[BEGIN Task data]
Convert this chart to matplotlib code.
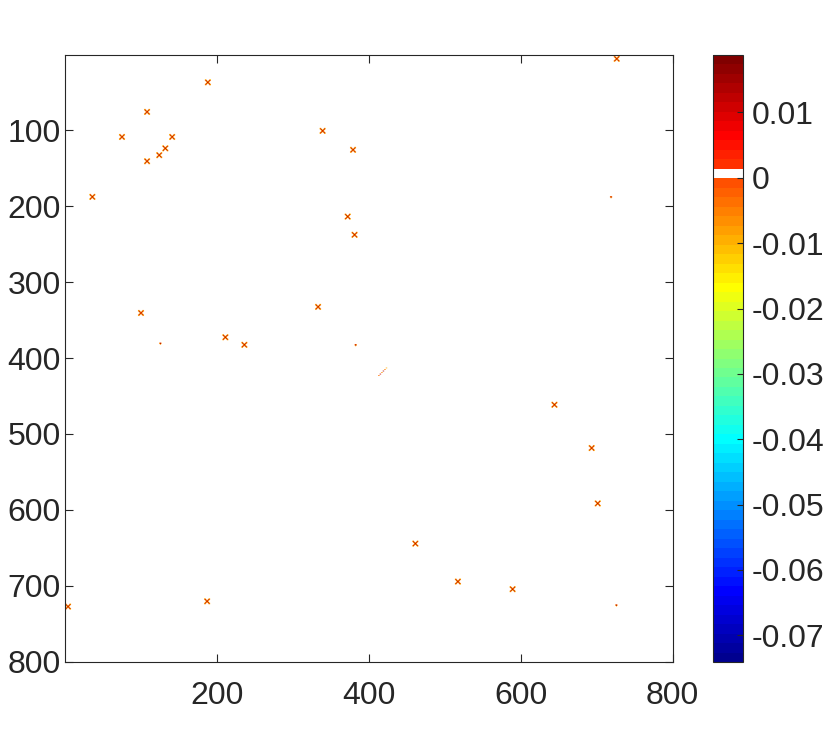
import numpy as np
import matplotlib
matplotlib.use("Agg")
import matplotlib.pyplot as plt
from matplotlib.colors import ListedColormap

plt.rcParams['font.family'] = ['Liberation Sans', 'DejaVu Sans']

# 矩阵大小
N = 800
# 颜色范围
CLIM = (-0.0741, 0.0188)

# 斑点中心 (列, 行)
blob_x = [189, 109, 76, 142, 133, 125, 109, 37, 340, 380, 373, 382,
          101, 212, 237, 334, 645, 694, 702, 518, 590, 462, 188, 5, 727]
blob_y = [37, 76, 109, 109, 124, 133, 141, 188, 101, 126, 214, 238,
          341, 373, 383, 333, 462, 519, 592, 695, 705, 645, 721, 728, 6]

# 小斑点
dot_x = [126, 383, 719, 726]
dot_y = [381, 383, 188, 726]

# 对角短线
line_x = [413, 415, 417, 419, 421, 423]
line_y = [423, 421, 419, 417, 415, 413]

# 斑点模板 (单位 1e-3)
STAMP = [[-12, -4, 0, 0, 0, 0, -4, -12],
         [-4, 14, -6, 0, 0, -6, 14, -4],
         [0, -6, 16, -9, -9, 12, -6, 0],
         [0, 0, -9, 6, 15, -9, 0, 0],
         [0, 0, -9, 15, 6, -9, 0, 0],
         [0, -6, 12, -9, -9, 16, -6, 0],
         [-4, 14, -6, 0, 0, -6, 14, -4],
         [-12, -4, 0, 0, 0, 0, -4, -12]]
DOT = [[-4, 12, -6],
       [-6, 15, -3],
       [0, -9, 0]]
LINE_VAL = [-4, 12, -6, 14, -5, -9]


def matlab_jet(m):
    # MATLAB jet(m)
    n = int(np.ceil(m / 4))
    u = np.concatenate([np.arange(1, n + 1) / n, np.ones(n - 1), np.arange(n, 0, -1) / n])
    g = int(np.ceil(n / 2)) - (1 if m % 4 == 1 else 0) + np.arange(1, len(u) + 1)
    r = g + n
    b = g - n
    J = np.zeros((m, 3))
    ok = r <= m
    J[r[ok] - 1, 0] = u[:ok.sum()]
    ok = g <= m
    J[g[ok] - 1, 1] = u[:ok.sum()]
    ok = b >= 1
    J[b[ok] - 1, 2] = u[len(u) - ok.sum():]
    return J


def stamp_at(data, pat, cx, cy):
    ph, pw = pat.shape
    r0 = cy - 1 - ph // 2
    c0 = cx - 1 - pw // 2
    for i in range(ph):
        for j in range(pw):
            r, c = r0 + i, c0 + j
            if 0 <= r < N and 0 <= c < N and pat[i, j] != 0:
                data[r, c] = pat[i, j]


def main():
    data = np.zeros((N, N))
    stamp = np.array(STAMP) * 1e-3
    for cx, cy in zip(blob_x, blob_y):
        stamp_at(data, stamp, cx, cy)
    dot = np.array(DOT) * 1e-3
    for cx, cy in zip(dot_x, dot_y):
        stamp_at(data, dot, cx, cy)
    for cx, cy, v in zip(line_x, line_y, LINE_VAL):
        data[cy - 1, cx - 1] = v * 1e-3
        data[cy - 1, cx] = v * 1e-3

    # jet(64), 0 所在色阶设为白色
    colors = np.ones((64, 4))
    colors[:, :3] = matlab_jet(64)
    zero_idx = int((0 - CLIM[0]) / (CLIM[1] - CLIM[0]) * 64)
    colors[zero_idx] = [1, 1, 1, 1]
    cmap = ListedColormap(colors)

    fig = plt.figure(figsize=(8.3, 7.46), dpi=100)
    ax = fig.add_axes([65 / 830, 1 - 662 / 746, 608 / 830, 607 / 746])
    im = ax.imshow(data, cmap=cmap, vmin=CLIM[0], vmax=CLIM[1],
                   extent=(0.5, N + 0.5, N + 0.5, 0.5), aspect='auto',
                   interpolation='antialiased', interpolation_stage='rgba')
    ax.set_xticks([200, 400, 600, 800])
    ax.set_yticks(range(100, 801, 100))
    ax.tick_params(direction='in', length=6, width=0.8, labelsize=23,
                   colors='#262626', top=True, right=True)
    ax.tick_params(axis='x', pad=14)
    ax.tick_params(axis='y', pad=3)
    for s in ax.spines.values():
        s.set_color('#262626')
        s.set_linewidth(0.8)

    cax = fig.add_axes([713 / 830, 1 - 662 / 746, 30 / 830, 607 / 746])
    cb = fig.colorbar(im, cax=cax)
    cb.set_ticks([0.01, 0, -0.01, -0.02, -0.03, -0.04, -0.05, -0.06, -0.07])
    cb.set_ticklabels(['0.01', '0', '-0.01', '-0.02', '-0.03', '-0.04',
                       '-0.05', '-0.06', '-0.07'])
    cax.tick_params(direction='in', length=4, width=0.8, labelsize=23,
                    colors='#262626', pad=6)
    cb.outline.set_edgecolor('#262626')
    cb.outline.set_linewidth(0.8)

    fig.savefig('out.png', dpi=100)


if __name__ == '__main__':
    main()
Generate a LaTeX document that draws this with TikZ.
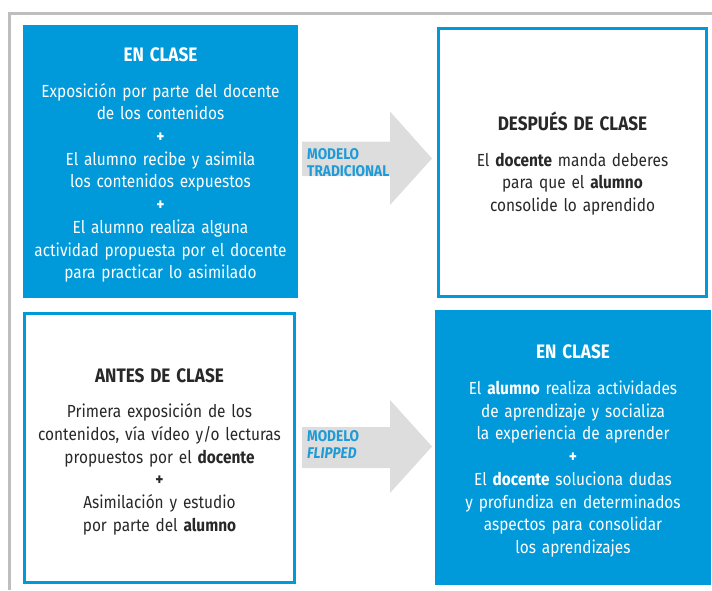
[END Task data]
Search the records for the word "this" and copy every line where it occurs.

Convert this chart to matplotlib code.
Generate a LaTeX document that draws this with TikZ.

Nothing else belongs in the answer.